Nadkarni told the bench that the management of Taj Mahal has to be done by the Archaeological Survey of India.
The Supreme Court today expressed concern over the change of colour of the iconic Taj Mahal at Agra and said the monument had become yellowish earlier and was now turning brownish and greenish. The apex court suggested that the Centre take the assistance of experts from India and abroad to first assess the damage and then take steps to restore the historic monument. “We don’t know whether you have or perhaps don’t have the expertise.

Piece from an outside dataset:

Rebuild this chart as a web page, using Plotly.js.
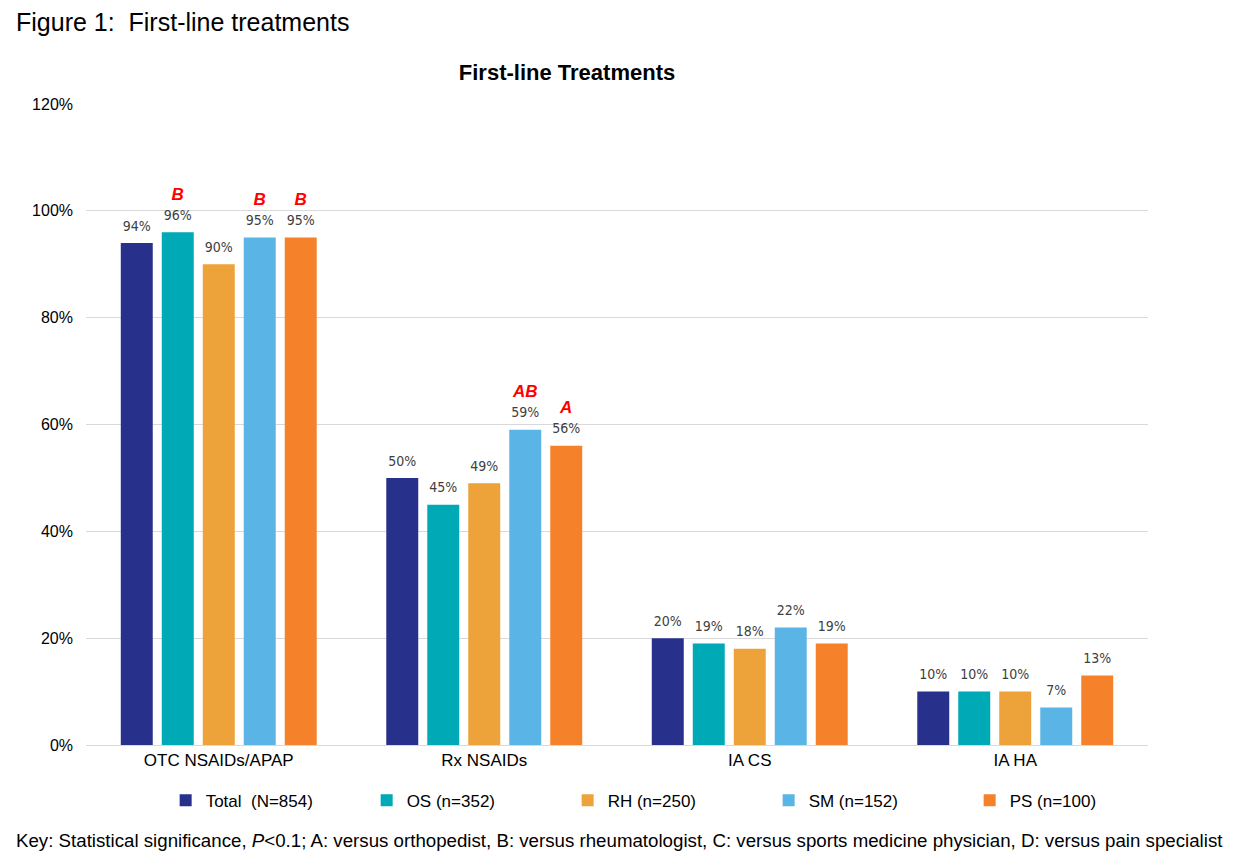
<!DOCTYPE html>
<html>
<head>
<meta charset="utf-8">
<script src="https://cdn.plot.ly/plotly-3.0.1.min.js"></script>
<style>html,body{margin:0;padding:0;background:#fff;}#chart{width:1244px;height:865px;}</style>
</head>
<body>
<div id="chart"></div>
<script>
const categories = ["OTC NSAIDs/APAP", "Rx NSAIDs", "IA CS", "IA HA"];
const seriesNames = ["Total\u00a0 (N=854)", "OS (n=352)", "RH (n=250)", "SM (n=152)", "PS (n=100)"];
const totalVals = [94, 50, 20, 10];
const osVals = [96, 45, 19, 10];
const rhVals = [90, 49, 18, 10];
const smVals = [95, 59, 22, 7];
const psVals = [95, 56, 19, 13];
const totalSig = ["", "", "", ""];
const osSig = ["B", "", "", ""];
const rhSig = ["", "", "", ""];
const smSig = ["B", "AB", "", ""];
const psSig = ["B", "A", "", ""];
const yTickVals = [0, 20, 40, 60, 80, 100, 120];
const yTickText = ["0%", "20%", "40%", "60%", "80%", "100%", "120%"];

const colors = ["#27318B", "#00A9B6", "#EEA23A", "#5AB5E6", "#F5812A"];
const allVals = [totalVals, osVals, rhVals, smVals, psVals];
const allSig = [totalSig, osSig, rhSig, smSig, psSig];

function labelText(v, s) {
  const pct = '<span style="font-size:14px">' + v + '%</span>';
  if (s) {
    return '<span style="color:#FF0000;font-size:17px;font-family:Liberation Sans"><b><i>' + s + '</i></b></span><br>' + pct;
  }
  return pct;
}

const barTraces = allVals.map((vals, i) => ({
  type: 'bar',
  name: seriesNames[i],
  x: categories,
  y: vals,
  offsetgroup: 'g' + i,
  marker: {color: colors[i]},
  hoverinfo: 'skip'
}));

const labelTraces = allVals.map((vals, i) => ({
  type: 'scatter',
  mode: 'markers+text',
  showlegend: false,
  x: categories,
  y: vals,
  offsetgroup: 'g' + i,
  marker: {size: 12, color: 'rgba(0,0,0,0)'},
  text: vals.map((v, j) => labelText(v, allSig[i][j])),
  textposition: 'top center',
  cliponaxis: false,
  textfont: {family: 'Liberation Sans Narrow, Arial Narrow, DejaVu Sans Condensed, sans-serif', size: 15.5, color: '#404040'},
  hoverinfo: 'skip'
}));

const layout = {
  width: 1244,
  height: 865,
  margin: {l: 86, r: 96, t: 104, b: 120},
  paper_bgcolor: '#ffffff',
  plot_bgcolor: '#ffffff',
  font: {family: 'Liberation Sans, Arial, sans-serif', color: '#000000'},
  barmode: 'group',
  bargap: 0.228,
  bargroupgap: 0.22,
  scattermode: 'group',
  scattergap: 0.228,
  showlegend: true,
  hovermode: false,
  title: {
    text: '<b>First-line Treatments</b>',
    font: {size: 22, color: '#000000', family: 'Liberation Sans, Arial, sans-serif'},
    xref: 'container', yref: 'container',
    x: 567 / 1244, xanchor: 'center',
    y: 1 - 72 / 865, yanchor: 'middle'
  },
  xaxis: {
    type: 'category',
    showgrid: false,
    showline: true,
    linecolor: '#D9D9D9',
    linewidth: 1,
    ticks: '',
    tickfont: {size: 17, color: '#000000'},
    fixedrange: true
  },
  yaxis: {
    range: [0, 120],
    tickvals: yTickVals,
    ticktext: yTickText,
    showgrid: true,
    gridcolor: '#D9D9D9',
    gridwidth: 1,
    zeroline: false,
    showline: false,
    ticks: '',
    ticklabelstandoff: 12,
    tickfont: {size: 16, color: '#000000'},
    fixedrange: true
  },
  legend: {
    orientation: 'h',
    x: 0.075, xanchor: 'left',
    y: -0.087, yanchor: 'middle',
    entrywidth: 156,
    entrywidthmode: 'pixels',
    font: {size: 17, color: '#000000'},
    itemclick: false, itemdoubleclick: false,
    traceorder: 'normal'
  },
  annotations: [
    {
      text: 'Figure 1:\u00a0 First-line treatments',
      xref: 'paper', yref: 'paper',
      x: (14 - 86) / 1062, xanchor: 'left',
      y: (745 - 22) / 641, yanchor: 'middle',
      showarrow: false,
      font: {size: 25, color: '#000000'}
    },
    {
      text: 'Key: Statistical significance, <i>P</i>&lt;0.1; A: versus orthopedist, B: versus rheumatologist, C: versus sports medicine physician, D: versus pain specialist',
      xref: 'paper', yref: 'paper',
      x: (14 - 86) / 1062, xanchor: 'left',
      y: (745 - 840) / 641, yanchor: 'middle',
      showarrow: false,
      font: {size: 18.7, color: '#000000'}
    }
  ]
};

Plotly.newPlot('chart', barTraces.concat(labelTraces), layout, {displayModeBar: false, staticPlot: true});
</script>
</body>
</html>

Even if you have the expertise, you are not utilising it. Or perhaps you don’t care,” a bench comprising Justices M B Lokur and Deepak Gupta said. “Perhaps we need some expert organisation from outside India unless there is a decision that the Taj has to go,” the bench said sarcastically, adding, “you can get experts from India as well as from outside.” The apex court perused the photographs placed before it by petitioner M C Mehta and asked Additional Solicitor General A N S Nadkarni, who was representing the government, as to why the colour of Taj Mahal has changed.
“First it was yellow and now it is becoming brown and green,” the bench observed. Nadkarni told the bench that the management of Taj Mahal has to be done by the Archaeological Survey of India. The apex court fixed the matter for further hearing on May 9. Environmentalist Mehta has filed the plea seeking protection of the Taj from the ill-effects of polluting gases and deforestation in and around the area.
The top court has been monitoring developments in the area to protect the historic monument, built by Mughal emperor Shah Jahan in the memory of his wife Mumtaz Mahal in 1631. The mausoleum is a UNESCO World Heritage Site.